→ EXERCISE AIM:
The material below has pictures in it. Set down only the lines from the line containing "Clone this chart in matplotlib." through the line containing "categories = ['200', '1000', '1400', '2000']", word for word, and leave the pictures behind.

Stored data
## BEGIN

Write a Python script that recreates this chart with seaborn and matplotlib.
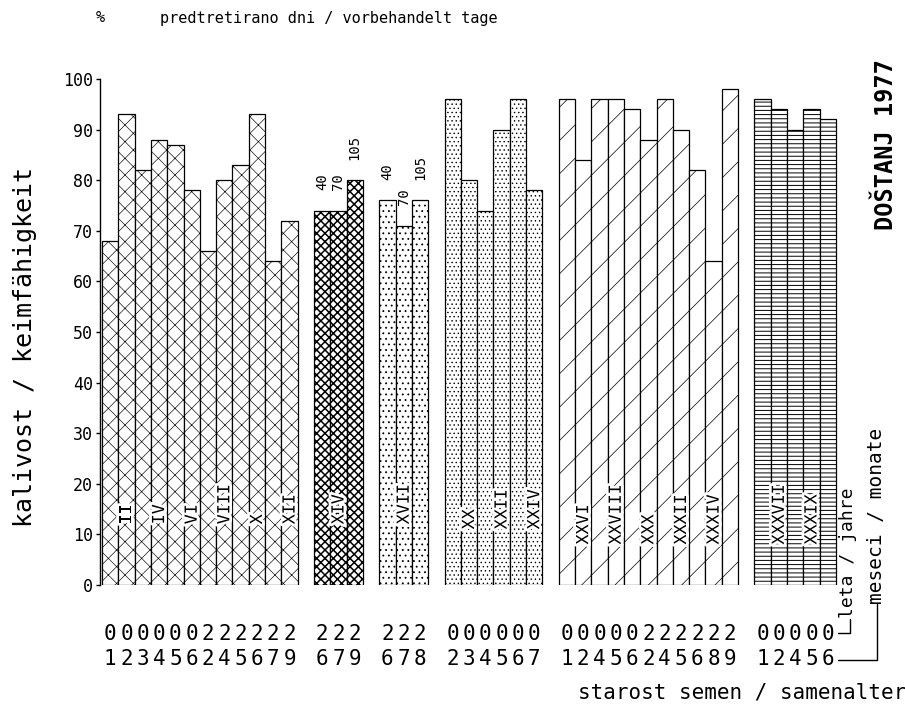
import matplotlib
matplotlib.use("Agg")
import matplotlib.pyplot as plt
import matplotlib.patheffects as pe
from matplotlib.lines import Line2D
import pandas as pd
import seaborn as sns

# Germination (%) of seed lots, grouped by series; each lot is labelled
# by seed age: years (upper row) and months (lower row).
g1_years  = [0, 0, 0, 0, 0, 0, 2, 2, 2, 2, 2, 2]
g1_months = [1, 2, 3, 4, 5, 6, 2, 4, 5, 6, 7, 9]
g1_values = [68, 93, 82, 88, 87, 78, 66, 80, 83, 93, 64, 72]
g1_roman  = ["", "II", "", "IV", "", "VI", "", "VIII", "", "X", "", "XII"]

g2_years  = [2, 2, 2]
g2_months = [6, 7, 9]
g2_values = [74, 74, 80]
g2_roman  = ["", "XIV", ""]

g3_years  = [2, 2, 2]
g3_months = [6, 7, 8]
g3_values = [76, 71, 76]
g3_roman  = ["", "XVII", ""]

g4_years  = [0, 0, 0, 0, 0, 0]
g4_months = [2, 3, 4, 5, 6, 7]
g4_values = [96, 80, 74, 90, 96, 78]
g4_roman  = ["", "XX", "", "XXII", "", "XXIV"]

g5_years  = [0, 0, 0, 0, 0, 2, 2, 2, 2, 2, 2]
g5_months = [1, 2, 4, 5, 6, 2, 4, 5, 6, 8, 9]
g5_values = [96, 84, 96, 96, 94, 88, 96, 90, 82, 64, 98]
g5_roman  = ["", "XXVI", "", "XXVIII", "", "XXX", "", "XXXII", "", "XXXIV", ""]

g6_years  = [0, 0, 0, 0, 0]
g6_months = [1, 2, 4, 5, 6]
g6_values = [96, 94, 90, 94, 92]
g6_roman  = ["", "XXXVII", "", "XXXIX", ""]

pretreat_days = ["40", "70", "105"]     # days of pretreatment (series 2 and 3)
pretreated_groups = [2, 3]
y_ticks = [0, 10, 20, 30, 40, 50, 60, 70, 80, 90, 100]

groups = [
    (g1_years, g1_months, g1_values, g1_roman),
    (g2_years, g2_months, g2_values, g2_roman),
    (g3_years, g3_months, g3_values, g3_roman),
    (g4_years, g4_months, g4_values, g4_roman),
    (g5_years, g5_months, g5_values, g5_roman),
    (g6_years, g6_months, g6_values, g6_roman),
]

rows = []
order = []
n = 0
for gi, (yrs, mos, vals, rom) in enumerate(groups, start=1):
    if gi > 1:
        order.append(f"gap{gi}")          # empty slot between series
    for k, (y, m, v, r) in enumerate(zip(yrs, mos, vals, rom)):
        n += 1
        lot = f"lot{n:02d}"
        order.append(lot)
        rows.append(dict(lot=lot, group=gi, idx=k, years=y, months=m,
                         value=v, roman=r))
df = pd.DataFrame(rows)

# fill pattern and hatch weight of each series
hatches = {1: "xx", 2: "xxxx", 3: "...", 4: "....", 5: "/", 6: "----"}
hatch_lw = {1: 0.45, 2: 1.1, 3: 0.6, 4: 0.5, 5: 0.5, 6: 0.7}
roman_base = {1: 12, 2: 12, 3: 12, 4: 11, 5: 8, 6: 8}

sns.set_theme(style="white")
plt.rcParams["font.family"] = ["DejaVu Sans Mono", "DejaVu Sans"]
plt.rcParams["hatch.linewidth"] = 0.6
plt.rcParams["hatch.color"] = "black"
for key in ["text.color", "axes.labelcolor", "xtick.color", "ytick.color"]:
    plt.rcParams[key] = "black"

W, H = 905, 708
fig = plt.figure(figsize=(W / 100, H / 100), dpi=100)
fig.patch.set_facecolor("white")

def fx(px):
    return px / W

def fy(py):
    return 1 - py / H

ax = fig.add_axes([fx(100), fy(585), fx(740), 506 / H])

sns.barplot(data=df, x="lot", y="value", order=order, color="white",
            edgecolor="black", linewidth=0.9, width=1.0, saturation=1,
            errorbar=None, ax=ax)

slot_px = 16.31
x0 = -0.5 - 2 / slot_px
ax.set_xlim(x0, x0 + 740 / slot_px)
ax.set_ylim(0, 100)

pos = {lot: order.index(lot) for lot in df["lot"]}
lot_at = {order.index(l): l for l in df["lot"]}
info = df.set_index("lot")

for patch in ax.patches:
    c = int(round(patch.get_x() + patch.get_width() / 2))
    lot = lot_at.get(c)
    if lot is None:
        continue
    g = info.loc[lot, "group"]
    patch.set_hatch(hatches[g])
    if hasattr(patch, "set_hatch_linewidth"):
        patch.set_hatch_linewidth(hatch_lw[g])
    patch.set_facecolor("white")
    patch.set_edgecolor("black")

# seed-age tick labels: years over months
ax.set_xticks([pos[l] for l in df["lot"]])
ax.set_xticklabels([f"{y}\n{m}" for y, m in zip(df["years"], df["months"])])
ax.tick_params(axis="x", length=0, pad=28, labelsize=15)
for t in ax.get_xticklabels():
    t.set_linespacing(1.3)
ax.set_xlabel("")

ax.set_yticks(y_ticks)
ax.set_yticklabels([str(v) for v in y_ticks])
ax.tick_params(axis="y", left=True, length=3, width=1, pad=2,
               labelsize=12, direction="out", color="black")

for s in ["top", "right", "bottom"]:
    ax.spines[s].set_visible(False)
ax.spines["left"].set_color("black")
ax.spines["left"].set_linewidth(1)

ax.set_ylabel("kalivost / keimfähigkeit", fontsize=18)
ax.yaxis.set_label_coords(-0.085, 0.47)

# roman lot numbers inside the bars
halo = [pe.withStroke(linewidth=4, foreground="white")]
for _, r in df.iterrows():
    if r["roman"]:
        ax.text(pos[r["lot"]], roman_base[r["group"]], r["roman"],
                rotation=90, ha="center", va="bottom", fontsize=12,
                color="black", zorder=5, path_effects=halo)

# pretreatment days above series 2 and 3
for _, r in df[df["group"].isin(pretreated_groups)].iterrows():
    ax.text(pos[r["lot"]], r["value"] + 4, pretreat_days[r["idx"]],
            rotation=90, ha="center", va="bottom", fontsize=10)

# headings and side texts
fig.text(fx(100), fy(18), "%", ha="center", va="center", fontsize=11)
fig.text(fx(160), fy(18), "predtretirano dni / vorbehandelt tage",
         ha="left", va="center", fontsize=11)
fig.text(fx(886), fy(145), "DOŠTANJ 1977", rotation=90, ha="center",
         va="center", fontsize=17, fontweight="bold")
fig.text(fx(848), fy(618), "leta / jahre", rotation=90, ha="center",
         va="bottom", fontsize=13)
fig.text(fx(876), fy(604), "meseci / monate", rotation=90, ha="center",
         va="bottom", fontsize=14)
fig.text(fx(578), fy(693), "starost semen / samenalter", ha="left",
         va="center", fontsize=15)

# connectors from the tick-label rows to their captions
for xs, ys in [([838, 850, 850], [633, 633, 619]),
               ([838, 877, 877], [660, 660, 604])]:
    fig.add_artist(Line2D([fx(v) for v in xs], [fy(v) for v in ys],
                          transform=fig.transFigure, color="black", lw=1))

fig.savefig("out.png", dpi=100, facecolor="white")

## END
## BEGIN

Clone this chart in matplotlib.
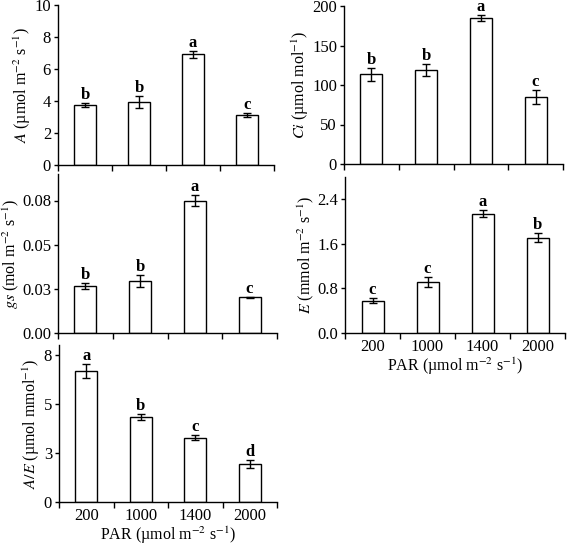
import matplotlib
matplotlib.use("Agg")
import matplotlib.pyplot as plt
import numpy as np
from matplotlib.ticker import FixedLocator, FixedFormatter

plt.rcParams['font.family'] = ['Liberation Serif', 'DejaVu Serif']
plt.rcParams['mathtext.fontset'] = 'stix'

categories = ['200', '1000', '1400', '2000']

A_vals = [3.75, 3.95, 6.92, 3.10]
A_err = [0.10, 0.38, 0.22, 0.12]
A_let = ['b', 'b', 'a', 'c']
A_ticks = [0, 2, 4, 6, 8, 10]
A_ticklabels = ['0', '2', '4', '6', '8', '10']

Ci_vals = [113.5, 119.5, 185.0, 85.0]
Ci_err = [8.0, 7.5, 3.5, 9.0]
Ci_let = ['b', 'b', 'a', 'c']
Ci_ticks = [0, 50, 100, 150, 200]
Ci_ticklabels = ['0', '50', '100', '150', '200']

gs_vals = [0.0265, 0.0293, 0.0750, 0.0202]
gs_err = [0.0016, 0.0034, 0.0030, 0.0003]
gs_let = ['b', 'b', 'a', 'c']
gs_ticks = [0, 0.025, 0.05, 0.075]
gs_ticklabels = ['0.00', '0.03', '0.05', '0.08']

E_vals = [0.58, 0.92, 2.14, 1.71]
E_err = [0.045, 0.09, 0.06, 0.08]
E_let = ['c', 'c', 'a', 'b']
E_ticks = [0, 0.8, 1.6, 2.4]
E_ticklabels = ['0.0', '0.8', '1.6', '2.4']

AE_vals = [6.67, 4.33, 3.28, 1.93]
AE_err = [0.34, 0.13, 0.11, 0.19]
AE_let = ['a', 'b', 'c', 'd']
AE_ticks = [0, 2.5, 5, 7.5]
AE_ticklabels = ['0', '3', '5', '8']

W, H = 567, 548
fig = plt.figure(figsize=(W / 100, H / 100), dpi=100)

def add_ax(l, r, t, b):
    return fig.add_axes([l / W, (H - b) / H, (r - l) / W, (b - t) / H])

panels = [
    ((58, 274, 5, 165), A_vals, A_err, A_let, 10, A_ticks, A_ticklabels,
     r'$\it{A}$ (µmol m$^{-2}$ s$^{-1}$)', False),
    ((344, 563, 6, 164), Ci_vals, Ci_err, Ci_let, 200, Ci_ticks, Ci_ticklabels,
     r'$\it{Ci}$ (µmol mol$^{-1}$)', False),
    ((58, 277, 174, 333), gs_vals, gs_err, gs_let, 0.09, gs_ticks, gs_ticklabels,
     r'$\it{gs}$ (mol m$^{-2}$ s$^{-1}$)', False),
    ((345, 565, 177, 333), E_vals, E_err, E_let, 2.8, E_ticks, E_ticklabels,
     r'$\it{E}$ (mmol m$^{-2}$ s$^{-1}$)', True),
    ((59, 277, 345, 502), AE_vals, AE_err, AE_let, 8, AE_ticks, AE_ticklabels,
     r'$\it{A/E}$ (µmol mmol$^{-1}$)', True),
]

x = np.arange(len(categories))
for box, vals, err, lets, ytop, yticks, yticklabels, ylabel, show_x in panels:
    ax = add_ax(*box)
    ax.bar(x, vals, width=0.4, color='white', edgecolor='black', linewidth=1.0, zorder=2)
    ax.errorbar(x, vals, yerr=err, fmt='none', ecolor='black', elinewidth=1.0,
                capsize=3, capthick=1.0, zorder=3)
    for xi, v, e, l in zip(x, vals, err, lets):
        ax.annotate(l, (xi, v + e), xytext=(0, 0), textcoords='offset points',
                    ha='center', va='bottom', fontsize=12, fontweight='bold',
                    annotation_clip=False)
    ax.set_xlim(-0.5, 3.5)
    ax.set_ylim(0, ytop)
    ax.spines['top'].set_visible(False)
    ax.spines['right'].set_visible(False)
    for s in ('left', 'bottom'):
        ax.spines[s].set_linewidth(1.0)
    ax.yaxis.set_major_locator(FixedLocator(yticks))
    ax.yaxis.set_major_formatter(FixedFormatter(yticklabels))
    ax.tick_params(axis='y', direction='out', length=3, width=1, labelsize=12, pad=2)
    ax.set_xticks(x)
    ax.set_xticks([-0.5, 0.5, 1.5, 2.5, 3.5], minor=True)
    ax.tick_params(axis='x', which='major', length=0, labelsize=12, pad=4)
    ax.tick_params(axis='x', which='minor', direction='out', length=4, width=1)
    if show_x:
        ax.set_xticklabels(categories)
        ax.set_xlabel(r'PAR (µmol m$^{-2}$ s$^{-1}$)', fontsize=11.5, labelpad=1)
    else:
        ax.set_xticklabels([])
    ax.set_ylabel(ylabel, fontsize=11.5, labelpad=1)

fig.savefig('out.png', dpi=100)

## END

→ COMPLETED EXERCISE:
Clone this chart in matplotlib.
import matplotlib
matplotlib.use("Agg")
import matplotlib.pyplot as plt
import numpy as np
from matplotlib.ticker import FixedLocator, FixedFormatter

plt.rcParams['font.family'] = ['Liberation Serif', 'DejaVu Serif']
plt.rcParams['mathtext.fontset'] = 'stix'

categories = ['200', '1000', '1400', '2000']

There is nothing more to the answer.